— begin Source excerpt —

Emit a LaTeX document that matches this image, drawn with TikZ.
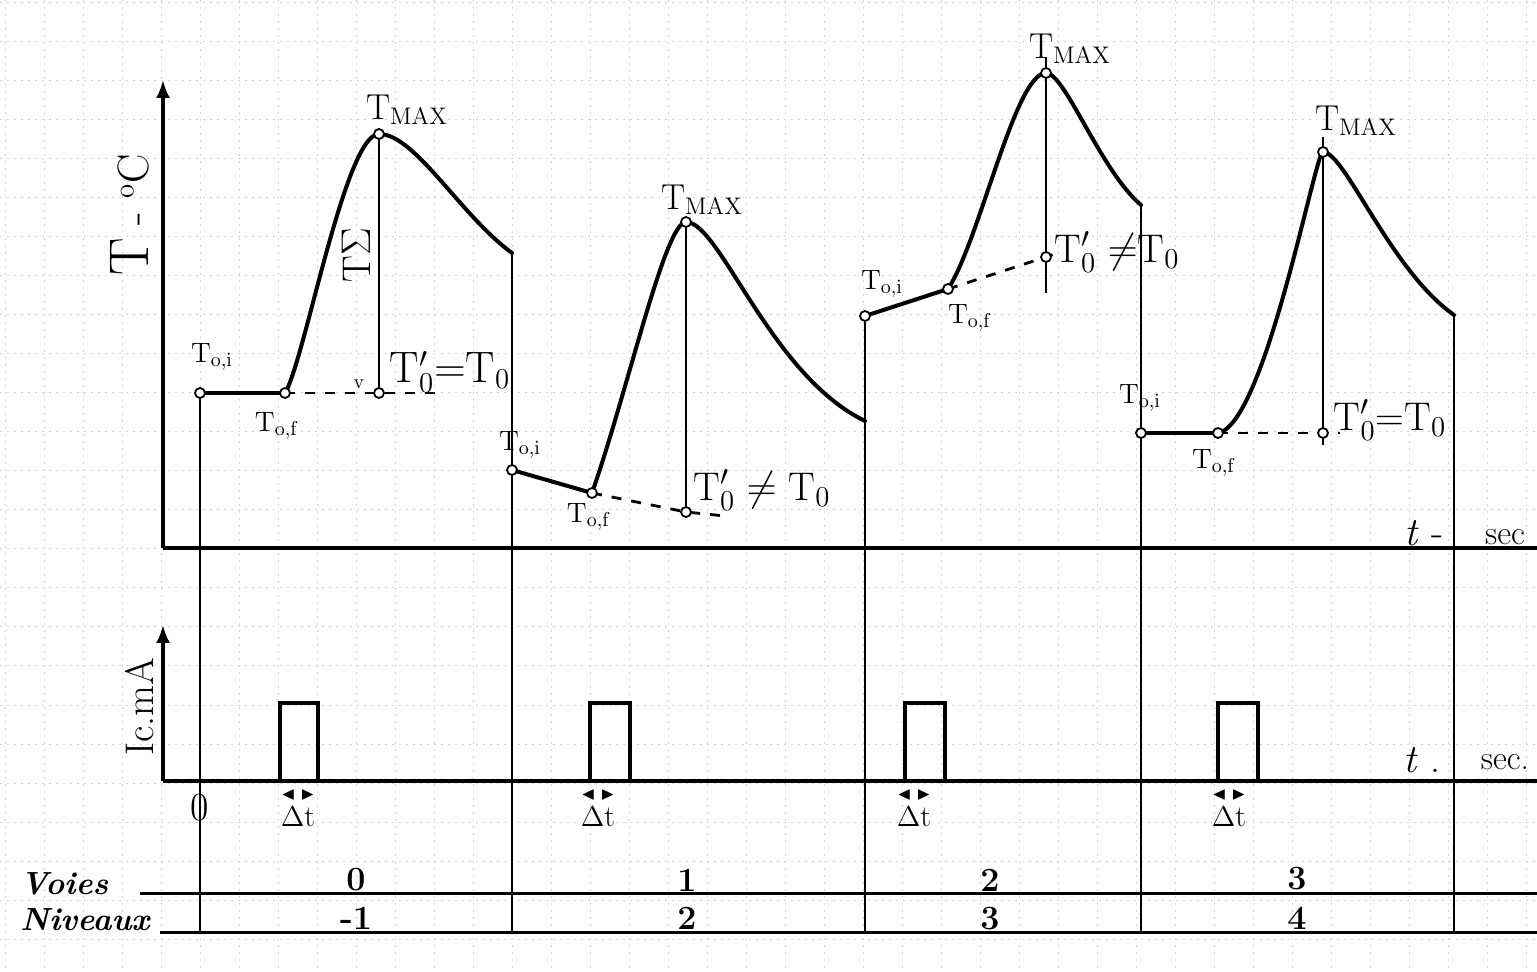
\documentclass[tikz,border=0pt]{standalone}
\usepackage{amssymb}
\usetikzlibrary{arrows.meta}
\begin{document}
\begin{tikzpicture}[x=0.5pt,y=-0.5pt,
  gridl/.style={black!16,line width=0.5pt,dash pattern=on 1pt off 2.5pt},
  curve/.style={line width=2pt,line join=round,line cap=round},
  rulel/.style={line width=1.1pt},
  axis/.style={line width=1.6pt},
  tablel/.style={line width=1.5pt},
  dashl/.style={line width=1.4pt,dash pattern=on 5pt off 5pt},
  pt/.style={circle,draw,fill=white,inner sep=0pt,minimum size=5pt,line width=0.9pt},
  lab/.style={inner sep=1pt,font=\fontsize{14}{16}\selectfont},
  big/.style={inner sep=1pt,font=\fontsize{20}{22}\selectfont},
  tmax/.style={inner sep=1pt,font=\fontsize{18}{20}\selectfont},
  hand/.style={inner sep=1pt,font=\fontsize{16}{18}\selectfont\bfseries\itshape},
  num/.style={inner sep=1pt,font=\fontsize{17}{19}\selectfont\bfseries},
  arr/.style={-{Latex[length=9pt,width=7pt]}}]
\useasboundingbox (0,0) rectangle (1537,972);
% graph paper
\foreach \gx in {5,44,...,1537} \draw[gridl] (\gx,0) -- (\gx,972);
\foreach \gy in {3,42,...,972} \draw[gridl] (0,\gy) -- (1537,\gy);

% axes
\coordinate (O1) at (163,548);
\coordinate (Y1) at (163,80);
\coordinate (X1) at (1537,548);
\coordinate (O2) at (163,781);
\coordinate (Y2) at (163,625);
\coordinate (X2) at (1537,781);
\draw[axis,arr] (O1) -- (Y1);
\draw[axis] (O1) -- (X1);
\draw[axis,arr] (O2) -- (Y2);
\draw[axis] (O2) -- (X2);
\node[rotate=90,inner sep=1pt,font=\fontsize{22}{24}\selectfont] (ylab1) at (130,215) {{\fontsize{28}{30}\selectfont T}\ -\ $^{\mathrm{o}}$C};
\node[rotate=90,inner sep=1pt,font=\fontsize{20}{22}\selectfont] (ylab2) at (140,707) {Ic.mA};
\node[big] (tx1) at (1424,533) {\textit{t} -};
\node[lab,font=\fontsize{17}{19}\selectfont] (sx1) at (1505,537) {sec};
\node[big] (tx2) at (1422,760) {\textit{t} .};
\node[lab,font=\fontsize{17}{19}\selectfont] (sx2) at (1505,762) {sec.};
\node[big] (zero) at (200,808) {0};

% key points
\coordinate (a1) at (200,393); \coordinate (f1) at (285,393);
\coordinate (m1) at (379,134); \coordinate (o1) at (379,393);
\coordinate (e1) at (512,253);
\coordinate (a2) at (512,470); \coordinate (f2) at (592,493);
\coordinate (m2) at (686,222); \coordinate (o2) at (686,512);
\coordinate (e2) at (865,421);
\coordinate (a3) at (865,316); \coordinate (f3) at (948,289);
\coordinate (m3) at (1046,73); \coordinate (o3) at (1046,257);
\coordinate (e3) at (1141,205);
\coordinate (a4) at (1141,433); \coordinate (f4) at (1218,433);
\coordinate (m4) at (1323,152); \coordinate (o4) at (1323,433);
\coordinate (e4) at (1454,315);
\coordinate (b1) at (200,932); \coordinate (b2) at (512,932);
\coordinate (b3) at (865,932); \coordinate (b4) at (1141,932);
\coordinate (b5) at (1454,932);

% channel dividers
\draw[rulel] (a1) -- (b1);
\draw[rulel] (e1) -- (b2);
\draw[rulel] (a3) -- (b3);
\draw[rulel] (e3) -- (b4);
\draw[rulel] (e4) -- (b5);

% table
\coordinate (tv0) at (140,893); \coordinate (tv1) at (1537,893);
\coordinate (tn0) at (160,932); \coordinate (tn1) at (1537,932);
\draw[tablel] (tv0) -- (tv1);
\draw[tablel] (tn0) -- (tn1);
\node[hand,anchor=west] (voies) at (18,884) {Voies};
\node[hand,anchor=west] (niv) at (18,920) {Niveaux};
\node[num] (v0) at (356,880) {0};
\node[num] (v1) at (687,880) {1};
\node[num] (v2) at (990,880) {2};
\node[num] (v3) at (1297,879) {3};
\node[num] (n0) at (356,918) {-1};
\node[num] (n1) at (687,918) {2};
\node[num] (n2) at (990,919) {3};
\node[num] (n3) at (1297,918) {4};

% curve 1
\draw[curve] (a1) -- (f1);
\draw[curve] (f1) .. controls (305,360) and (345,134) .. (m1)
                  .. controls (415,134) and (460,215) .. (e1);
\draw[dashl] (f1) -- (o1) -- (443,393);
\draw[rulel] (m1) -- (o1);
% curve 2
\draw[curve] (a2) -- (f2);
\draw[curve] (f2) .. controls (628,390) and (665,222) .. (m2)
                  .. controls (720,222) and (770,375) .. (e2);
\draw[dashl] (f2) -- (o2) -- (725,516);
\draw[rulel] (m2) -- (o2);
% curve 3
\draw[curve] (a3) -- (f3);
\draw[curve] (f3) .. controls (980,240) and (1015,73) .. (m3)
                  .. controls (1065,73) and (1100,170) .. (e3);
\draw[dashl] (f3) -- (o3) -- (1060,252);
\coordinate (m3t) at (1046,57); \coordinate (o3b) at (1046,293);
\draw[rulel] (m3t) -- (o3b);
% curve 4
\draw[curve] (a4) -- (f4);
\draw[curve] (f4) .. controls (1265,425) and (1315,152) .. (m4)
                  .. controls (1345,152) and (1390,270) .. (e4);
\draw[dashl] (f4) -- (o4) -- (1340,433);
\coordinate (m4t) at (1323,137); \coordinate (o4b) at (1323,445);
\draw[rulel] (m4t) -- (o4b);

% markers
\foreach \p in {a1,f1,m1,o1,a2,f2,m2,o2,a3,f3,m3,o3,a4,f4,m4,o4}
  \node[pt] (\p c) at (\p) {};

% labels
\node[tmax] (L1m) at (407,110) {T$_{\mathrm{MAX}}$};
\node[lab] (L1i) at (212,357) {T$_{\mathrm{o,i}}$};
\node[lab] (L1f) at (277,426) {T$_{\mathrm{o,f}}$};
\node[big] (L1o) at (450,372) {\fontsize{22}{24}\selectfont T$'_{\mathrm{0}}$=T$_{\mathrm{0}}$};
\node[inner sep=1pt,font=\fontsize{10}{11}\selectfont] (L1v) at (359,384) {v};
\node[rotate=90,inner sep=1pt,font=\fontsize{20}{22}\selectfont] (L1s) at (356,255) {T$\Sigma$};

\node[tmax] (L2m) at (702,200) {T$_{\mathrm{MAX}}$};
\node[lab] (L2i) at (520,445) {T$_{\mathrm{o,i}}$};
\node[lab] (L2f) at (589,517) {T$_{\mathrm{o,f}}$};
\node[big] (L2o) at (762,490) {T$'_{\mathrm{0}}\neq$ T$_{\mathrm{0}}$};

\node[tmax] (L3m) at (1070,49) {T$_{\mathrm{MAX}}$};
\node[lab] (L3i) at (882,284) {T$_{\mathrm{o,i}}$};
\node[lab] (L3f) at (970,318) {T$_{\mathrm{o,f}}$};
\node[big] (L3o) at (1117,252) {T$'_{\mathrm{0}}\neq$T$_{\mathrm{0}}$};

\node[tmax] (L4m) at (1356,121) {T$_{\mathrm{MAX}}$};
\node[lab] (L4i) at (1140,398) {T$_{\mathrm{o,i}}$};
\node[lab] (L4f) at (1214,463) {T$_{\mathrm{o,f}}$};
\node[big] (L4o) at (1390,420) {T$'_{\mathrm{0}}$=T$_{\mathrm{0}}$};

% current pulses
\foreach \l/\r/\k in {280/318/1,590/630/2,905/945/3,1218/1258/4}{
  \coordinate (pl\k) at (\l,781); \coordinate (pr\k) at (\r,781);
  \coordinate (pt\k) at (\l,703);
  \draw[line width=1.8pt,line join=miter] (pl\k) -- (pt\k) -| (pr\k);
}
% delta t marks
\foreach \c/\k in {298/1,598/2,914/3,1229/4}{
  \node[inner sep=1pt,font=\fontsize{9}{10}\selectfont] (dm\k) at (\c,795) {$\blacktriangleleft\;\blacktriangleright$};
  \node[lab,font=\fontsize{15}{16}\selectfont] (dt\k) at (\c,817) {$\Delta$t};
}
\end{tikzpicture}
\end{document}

— end Source excerpt —

#### Problem statement:
From the first line above down to the line with "(0,\gy) -- (1537,\gy);", reproduce every line and no others, omitting pictures.

#### Result for this exercise:
Emit a LaTeX document that matches this image, drawn with TikZ.
\documentclass[tikz,border=0pt]{standalone}
\usepackage{amssymb}
\usetikzlibrary{arrows.meta}
\begin{document}
\begin{tikzpicture}[x=0.5pt,y=-0.5pt,
  gridl/.style={black!16,line width=0.5pt,dash pattern=on 1pt off 2.5pt},
  curve/.style={line width=2pt,line join=round,line cap=round},
  rulel/.style={line width=1.1pt},
  axis/.style={line width=1.6pt},
  tablel/.style={line width=1.5pt},
  dashl/.style={line width=1.4pt,dash pattern=on 5pt off 5pt},
  pt/.style={circle,draw,fill=white,inner sep=0pt,minimum size=5pt,line width=0.9pt},
  lab/.style={inner sep=1pt,font=\fontsize{14}{16}\selectfont},
  big/.style={inner sep=1pt,font=\fontsize{20}{22}\selectfont},
  tmax/.style={inner sep=1pt,font=\fontsize{18}{20}\selectfont},
  hand/.style={inner sep=1pt,font=\fontsize{16}{18}\selectfont\bfseries\itshape},
  num/.style={inner sep=1pt,font=\fontsize{17}{19}\selectfont\bfseries},
  arr/.style={-{Latex[length=9pt,width=7pt]}}]
\useasboundingbox (0,0) rectangle (1537,972);
% graph paper
\foreach \gx in {5,44,...,1537} \draw[gridl] (\gx,0) -- (\gx,972);
\foreach \gy in {3,42,...,972} \draw[gridl] (0,\gy) -- (1537,\gy);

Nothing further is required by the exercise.